Children as God's Heritage, Not Our Burden
The Psalmist declares, "Lo, children are an heritage of the Lord" (Psalm 127:3). Thomas Le Blanc, the Puritan expositor, drew from this truth a remarkable comfort for anxious parents and citizens. He observed that parents frequently torment themselves with excessive worry over their families and nations, laboring restlessly as though the entire weight of their children's futures rested upon their shoulders alone.
Yet the Psalmist offers radical relief: children are nachalah—an inheritance belonging to Yahweh Himself. They are not ultimately our possessions to control through ceaseless anxiety, but His treasured legacy entrusted to our stewardship. Le Blanc pressed home the consequence: "There is no reason therefore, why you should be apprehensive for your families and country; there is no reason why you should weary yourselves with such great and such restless labour."

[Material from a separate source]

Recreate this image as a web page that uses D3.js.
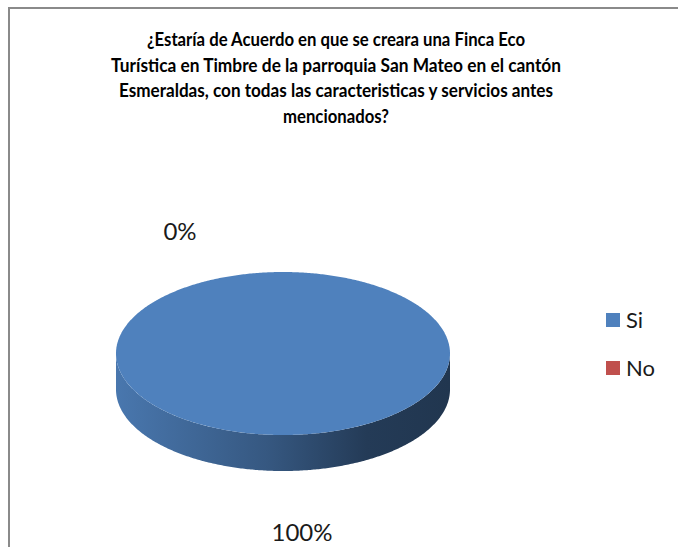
<!DOCTYPE html>
<html><head><meta charset="utf-8">
<script src="https://cdn.jsdelivr.net/npm/d3@7"></script>
<style>html,body{margin:0;padding:0;background:#fff;overflow:hidden}</style>
</head><body>
<svg id="chart" width="678" height="547"></svg>
<script>
const titleLines = [
  "¿Estaría de Acuerdo en que se creara una Finca Eco",
  "Turística en Timbre de la parroquia San Mateo en el cantón",
  "Esmeraldas, con todas las caracteristicas y servicios antes",
  "mencionados?"
];
const categories = ["Si", "No"];
const values = [100, 0];
const percentLabels = ["100%", "0%"];
const colors = ["#4f81bd", "#c0504d"];

const svg = d3.select("#chart");
const W = 678, H = 547;

// border
svg.append("path").attr("d", `M9,${H+5} L9,8 L${W+5},8`)
  .attr("fill", "none").attr("stroke", "#8a8a8a").attr("stroke-width", 2);

// title (line widths fitted to the reference)
const titleWidths = [378, 450, 434, 106];
const title = svg.append("text").attr("text-anchor", "middle")
  .attr("font-family", "Lato, 'Open Sans', sans-serif").attr("font-weight", "bold")
  .attr("font-size", 18.5).attr("fill", "#000");
titleLines.forEach((t, i) => {
  title.append("tspan").attr("x", 336).attr("y", 46 + i * 25.5)
    .attr("textLength", titleWidths[i]).attr("lengthAdjust", "spacingAndGlyphs").text(t);
});

// 3D pie
const cx = 283, cy = 353.5, rx = 167, ry = 81.5, depth = 36;
const pie = d3.pie().sort(null).startAngle(0).endAngle(2 * Math.PI);
const arcs = pie(values);
const px = a => cx + rx * Math.sin(a);
const py = a => cy - ry * Math.cos(a);

const defs = svg.append("defs");
const grads = colors.map((c, i) => {
  const g = defs.append("linearGradient").attr("id", "side" + i)
    .attr("gradientUnits", "userSpaceOnUse")
    .attr("x1", cx - rx).attr("x2", cx + rx).attr("y1", 0).attr("y2", 0);
  const base = d3.color(c);
  [[0, 0.92], [0.45, 0.68], [0.75, 0.46], [1, 0.42]].forEach(([o, k]) => {
    const col = d3.rgb(base.r * k, base.g * k, base.b * k);
    g.append("stop").attr("offset", o).attr("stop-color", col.formatHex());
  });
  return "url(#side" + i + ")";
});

function sample(a0, a1) {
  const n = Math.max(2, Math.ceil(Math.abs(a1 - a0) / 0.01));
  return d3.range(n + 1).map(k => a0 + (a1 - a0) * k / n);
}

// sides (front half: angles between PI/2 and 3PI/2)
arcs.forEach((d, i) => {
  if (d.endAngle - d.startAngle <= 0) return;
  const s = Math.max(d.startAngle, Math.PI / 2), e = Math.min(d.endAngle, 3 * Math.PI / 2);
  if (e <= s) return;
  const angs = sample(s, e);
  const top = angs.map(a => [px(a), py(a)]);
  const bot = angs.slice().reverse().map(a => [px(a), py(a) + depth]);
  svg.append("path").attr("d", d3.line()(top.concat(bot)) + "Z")
    .attr("fill", grads[i]);
});

// tops
arcs.forEach((d, i) => {
  if (d.endAngle - d.startAngle <= 0) return;
  const full = d.endAngle - d.startAngle >= 2 * Math.PI - 1e-6;
  const pts = sample(d.startAngle, d.endAngle).map(a => [px(a), py(a)]);
  const path = full ? d3.line()(pts) + "Z" : "M" + cx + "," + cy + d3.line()(pts).replace(/^M/, "L") + "Z";
  svg.append("path").attr("d", path).attr("fill", colors[i]);
});

// data labels
const labelOffsets = [[19, 187], [-103, -114]];
arcs.forEach((d, i) => {
  svg.append("text")
    .attr("x", cx + labelOffsets[i][0])
    .attr("y", cy + labelOffsets[i][1])
    .attr("text-anchor", "middle")
    .attr("font-family", "Lato, 'Open Sans', sans-serif")
    .attr("font-size", 24).attr("fill", "#1a1a1a")
    .text(percentLabels[i]);
});

// legend
const leg = svg.append("g");
categories.forEach((c, i) => {
  const y = 313 + i * 48;
  leg.append("rect").attr("x", 606).attr("y", y).attr("width", 14).attr("height", 14)
    .attr("fill", colors[i]);
  leg.append("text").attr("x", 626).attr("y", y + 14.5)
    .attr("font-family", "Lato, 'Open Sans', sans-serif")
    .attr("font-size", 22).attr("fill", "#1a1a1a").text(c);
});
</script>
</body></html>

This does not excuse parental diligence or civic responsibility. Rather, it reframes them. When we grasp that our children belong to God's covenant purposes, our labor becomes trust-filled rather than fear-driven. We work as faithful stewards, not as desperate orphans protecting what we believe we alone must defend. Yahweh pledges, "God will be with you and your children, since they are his heritage." The burden shifts from our anxious shoulders to His sovereign care.